__Given instruction__
Pictures excluded, reproduce exactly the lines below from the one with "Give me the" through the one with "const seriesDashes: (string", both included.

__Provided records__
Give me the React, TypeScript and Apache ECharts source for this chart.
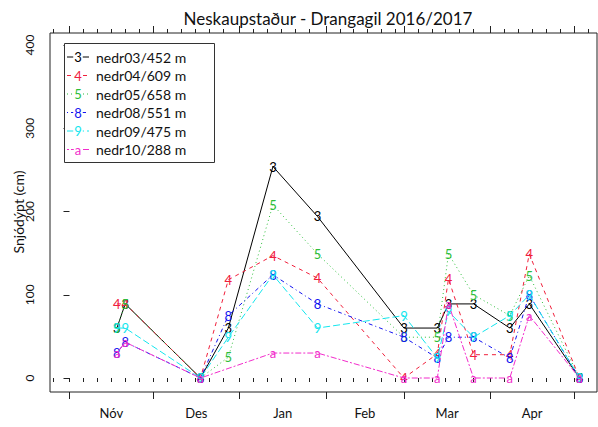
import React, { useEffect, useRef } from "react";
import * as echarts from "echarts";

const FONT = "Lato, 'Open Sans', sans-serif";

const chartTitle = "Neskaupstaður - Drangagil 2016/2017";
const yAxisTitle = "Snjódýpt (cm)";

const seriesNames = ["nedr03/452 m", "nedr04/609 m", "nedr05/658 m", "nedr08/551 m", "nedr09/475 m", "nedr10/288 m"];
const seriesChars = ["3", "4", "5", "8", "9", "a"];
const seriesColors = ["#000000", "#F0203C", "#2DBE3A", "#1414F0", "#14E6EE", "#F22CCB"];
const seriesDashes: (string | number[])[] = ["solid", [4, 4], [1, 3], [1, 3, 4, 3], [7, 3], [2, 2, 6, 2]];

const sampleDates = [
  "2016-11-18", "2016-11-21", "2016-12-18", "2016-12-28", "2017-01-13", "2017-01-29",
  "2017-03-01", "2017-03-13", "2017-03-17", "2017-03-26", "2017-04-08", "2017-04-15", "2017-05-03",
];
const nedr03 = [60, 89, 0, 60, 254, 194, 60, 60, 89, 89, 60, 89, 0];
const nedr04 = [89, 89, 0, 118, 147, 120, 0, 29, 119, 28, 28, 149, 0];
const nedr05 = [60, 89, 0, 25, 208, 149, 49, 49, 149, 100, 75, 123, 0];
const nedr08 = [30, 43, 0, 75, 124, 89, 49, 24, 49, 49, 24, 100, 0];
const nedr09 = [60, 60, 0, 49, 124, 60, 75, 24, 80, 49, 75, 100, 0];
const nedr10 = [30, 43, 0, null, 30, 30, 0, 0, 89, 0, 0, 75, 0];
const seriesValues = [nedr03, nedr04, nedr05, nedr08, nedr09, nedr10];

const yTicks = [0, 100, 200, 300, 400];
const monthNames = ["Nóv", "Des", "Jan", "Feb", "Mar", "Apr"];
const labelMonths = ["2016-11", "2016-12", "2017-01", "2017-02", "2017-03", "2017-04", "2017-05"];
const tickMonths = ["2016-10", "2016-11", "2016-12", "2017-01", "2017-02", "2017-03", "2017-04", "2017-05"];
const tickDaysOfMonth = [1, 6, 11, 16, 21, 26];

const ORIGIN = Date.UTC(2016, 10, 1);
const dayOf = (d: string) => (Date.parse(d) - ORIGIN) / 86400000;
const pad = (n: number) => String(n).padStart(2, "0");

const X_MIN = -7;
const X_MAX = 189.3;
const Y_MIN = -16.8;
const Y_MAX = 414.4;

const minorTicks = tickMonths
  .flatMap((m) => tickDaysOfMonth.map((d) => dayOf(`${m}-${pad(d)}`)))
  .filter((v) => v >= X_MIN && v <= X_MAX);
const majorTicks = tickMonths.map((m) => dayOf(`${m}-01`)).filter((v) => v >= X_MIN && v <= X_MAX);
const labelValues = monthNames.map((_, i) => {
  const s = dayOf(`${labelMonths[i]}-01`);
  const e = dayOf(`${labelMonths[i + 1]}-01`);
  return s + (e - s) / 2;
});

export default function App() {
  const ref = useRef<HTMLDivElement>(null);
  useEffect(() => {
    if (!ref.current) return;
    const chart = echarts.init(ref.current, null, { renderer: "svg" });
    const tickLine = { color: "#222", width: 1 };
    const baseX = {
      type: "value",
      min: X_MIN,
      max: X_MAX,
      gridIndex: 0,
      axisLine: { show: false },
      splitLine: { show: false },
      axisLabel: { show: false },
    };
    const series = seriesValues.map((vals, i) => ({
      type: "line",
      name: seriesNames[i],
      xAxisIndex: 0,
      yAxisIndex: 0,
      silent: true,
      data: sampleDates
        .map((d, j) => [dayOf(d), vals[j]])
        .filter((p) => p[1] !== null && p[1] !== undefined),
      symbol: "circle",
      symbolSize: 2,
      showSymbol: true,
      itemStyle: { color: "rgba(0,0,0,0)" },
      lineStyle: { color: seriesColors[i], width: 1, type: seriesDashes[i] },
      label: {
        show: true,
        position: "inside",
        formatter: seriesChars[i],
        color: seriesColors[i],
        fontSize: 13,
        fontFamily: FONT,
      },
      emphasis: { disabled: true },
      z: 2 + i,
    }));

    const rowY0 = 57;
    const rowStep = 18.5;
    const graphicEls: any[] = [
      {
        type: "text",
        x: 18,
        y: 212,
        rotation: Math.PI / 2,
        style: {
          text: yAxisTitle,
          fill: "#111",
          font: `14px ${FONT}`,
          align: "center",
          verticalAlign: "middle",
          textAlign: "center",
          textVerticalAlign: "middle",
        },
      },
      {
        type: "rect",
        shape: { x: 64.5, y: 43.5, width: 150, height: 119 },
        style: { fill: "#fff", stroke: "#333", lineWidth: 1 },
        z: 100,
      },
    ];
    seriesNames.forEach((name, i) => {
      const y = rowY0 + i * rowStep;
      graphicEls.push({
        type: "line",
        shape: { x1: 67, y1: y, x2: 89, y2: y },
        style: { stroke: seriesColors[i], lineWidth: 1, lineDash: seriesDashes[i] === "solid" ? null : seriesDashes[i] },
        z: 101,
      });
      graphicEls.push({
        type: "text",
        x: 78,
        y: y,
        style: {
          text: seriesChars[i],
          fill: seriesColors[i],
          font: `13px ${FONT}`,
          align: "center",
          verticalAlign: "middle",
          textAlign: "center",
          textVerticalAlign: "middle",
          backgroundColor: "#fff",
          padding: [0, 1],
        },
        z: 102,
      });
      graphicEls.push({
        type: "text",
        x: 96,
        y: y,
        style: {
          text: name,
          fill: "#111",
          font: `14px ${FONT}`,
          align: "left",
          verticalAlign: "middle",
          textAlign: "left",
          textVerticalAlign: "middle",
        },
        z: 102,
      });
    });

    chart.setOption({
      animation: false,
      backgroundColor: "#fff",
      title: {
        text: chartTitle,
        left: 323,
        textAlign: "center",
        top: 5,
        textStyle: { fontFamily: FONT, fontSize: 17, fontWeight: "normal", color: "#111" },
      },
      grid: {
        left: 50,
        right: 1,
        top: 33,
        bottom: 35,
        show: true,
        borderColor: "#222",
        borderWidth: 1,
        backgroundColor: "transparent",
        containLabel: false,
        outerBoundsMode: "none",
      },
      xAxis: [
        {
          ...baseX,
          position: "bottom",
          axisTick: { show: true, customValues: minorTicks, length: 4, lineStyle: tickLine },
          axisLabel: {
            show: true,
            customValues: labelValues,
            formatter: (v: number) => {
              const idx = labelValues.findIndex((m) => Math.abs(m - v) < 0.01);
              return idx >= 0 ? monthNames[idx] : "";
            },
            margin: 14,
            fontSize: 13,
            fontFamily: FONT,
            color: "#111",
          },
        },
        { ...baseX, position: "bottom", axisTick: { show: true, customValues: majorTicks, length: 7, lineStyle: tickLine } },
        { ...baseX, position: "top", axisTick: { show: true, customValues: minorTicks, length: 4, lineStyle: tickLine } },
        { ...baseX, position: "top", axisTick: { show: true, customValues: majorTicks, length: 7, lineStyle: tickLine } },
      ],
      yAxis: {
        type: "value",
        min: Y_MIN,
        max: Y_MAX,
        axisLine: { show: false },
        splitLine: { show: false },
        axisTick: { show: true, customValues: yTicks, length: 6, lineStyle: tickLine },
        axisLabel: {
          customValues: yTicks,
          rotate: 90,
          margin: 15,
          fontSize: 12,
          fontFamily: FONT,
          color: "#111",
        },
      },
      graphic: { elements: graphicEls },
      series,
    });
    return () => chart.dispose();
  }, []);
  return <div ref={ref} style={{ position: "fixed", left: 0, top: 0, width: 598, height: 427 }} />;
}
* * *
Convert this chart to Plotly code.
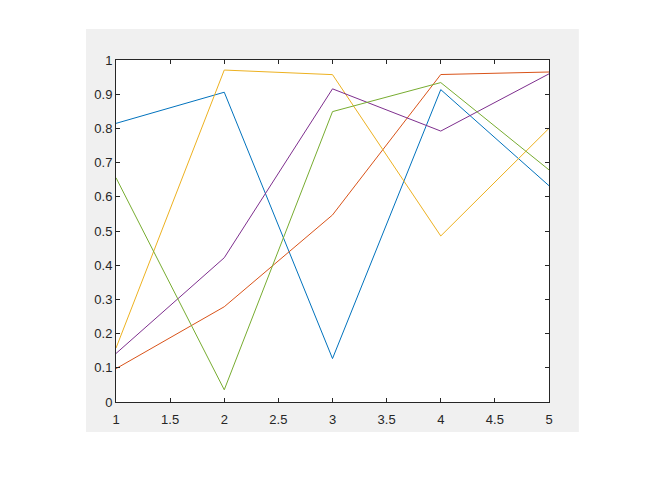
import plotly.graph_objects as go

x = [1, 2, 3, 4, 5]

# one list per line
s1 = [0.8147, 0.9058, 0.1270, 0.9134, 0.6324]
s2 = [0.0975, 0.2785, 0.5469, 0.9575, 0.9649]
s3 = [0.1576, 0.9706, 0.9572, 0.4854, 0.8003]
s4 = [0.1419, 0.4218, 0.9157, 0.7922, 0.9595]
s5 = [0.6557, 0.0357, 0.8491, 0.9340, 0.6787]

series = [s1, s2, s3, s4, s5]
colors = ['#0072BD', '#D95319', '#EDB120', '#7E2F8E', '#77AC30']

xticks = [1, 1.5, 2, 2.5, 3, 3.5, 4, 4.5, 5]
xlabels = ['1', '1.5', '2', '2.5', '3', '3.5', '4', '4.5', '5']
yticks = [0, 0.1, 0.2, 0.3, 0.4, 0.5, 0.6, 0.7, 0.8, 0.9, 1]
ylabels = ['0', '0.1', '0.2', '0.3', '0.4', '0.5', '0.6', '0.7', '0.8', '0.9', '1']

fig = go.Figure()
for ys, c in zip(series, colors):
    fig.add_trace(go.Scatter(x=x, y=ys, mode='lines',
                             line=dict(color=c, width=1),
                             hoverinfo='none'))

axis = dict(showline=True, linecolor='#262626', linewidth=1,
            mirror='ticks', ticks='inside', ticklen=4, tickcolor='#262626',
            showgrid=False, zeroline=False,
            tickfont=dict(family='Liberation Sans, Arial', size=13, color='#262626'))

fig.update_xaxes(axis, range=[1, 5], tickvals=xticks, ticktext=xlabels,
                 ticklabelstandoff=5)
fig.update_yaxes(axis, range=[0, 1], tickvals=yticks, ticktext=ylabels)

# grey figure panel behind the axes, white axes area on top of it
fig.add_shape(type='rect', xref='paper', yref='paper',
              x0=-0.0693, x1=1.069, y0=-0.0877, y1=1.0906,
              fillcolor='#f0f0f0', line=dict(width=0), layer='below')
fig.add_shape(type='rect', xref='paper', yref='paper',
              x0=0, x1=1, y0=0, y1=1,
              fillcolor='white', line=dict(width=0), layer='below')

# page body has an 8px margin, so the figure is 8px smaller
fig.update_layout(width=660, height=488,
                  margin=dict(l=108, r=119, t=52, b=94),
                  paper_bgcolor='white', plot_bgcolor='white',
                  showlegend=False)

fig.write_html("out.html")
==
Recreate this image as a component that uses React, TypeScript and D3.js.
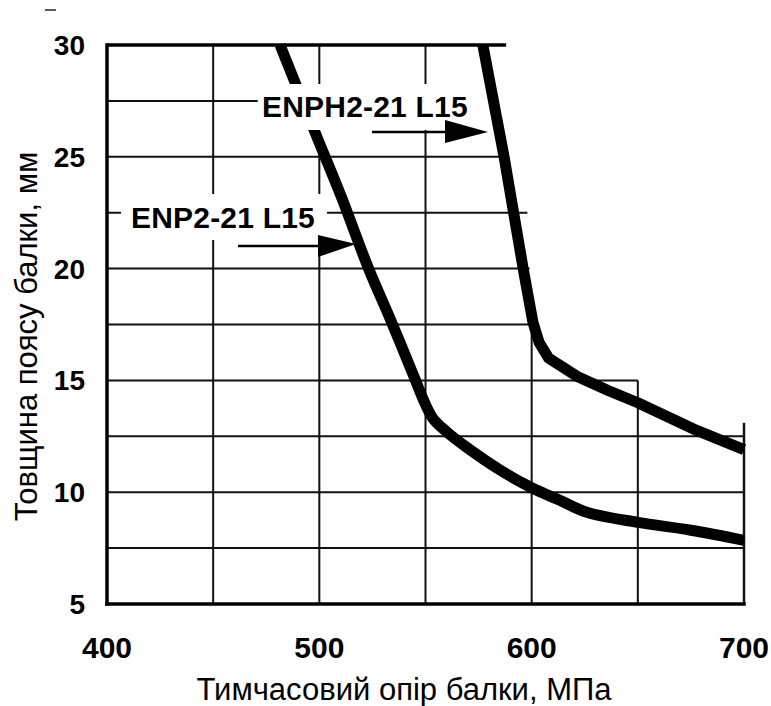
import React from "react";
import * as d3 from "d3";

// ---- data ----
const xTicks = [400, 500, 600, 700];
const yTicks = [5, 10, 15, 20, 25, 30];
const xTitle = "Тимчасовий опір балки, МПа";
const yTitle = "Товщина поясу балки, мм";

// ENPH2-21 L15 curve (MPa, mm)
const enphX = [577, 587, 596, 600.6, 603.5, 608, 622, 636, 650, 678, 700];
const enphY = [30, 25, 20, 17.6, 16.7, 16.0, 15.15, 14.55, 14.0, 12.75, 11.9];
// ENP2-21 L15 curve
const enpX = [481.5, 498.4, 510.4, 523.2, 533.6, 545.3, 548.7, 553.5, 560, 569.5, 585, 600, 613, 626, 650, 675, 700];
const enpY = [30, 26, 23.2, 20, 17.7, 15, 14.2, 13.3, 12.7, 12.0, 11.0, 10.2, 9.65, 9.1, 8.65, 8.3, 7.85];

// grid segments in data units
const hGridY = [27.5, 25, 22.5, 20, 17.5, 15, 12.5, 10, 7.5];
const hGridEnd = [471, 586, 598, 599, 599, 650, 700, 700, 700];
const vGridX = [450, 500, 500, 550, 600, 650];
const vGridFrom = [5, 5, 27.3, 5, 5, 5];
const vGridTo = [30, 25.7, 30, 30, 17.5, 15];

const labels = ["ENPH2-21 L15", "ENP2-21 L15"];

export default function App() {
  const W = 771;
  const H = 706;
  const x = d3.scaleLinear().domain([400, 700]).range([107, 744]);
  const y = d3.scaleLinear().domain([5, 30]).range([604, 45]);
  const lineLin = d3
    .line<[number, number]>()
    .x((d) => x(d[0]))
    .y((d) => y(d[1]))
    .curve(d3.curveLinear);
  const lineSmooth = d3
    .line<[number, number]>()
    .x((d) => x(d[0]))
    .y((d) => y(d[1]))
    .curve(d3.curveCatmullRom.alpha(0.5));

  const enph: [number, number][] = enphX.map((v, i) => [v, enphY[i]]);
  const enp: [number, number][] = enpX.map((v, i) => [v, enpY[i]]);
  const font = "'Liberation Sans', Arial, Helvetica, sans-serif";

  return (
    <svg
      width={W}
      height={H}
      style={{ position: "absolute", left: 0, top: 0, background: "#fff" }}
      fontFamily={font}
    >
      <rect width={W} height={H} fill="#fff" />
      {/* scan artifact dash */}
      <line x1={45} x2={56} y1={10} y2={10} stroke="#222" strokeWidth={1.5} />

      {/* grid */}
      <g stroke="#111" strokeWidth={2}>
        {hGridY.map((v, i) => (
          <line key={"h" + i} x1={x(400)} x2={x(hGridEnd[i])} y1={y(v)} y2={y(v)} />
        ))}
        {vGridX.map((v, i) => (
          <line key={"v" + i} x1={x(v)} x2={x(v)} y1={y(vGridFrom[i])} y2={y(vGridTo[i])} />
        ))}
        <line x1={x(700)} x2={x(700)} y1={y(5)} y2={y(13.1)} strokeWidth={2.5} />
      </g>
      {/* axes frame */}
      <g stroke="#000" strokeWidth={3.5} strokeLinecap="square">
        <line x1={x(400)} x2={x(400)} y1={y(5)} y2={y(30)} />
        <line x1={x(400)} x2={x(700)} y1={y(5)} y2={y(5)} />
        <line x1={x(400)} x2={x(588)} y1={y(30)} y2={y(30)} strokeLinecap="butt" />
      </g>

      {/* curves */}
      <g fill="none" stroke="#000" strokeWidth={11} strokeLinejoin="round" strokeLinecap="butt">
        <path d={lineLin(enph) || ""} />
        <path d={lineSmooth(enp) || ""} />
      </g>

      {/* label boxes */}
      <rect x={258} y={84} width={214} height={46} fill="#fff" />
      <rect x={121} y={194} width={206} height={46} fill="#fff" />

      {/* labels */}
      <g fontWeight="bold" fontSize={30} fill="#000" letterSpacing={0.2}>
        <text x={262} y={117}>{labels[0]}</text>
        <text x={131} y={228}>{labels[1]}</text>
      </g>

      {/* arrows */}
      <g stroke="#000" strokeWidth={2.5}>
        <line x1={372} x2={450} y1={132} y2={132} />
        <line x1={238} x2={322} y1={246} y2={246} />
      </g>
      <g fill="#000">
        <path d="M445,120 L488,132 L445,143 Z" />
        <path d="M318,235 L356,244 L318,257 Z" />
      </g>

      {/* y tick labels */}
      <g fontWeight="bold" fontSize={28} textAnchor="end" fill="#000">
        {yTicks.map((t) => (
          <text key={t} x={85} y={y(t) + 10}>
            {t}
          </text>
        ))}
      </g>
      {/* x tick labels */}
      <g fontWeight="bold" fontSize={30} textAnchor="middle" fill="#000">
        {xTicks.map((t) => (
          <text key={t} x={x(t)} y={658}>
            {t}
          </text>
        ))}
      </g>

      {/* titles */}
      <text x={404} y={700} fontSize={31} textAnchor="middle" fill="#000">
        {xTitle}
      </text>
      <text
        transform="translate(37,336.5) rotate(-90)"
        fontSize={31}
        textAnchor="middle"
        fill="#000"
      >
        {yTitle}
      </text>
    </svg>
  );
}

__Correct answer__
Give me the React, TypeScript and Apache ECharts source for this chart.
import React, { useEffect, useRef } from "react";
import * as echarts from "echarts";

const FONT = "Lato, 'Open Sans', sans-serif";

const chartTitle = "Neskaupstaður - Drangagil 2016/2017";
const yAxisTitle = "Snjódýpt (cm)";

const seriesNames = ["nedr03/452 m", "nedr04/609 m", "nedr05/658 m", "nedr08/551 m", "nedr09/475 m", "nedr10/288 m"];
const seriesChars = ["3", "4", "5", "8", "9", "a"];
const seriesColors = ["#000000", "#F0203C", "#2DBE3A", "#1414F0", "#14E6EE", "#F22CCB"];
const seriesDashes: (string | number[])[] = ["solid", [4, 4], [1, 3], [1, 3, 4, 3], [7, 3], [2, 2, 6, 2]];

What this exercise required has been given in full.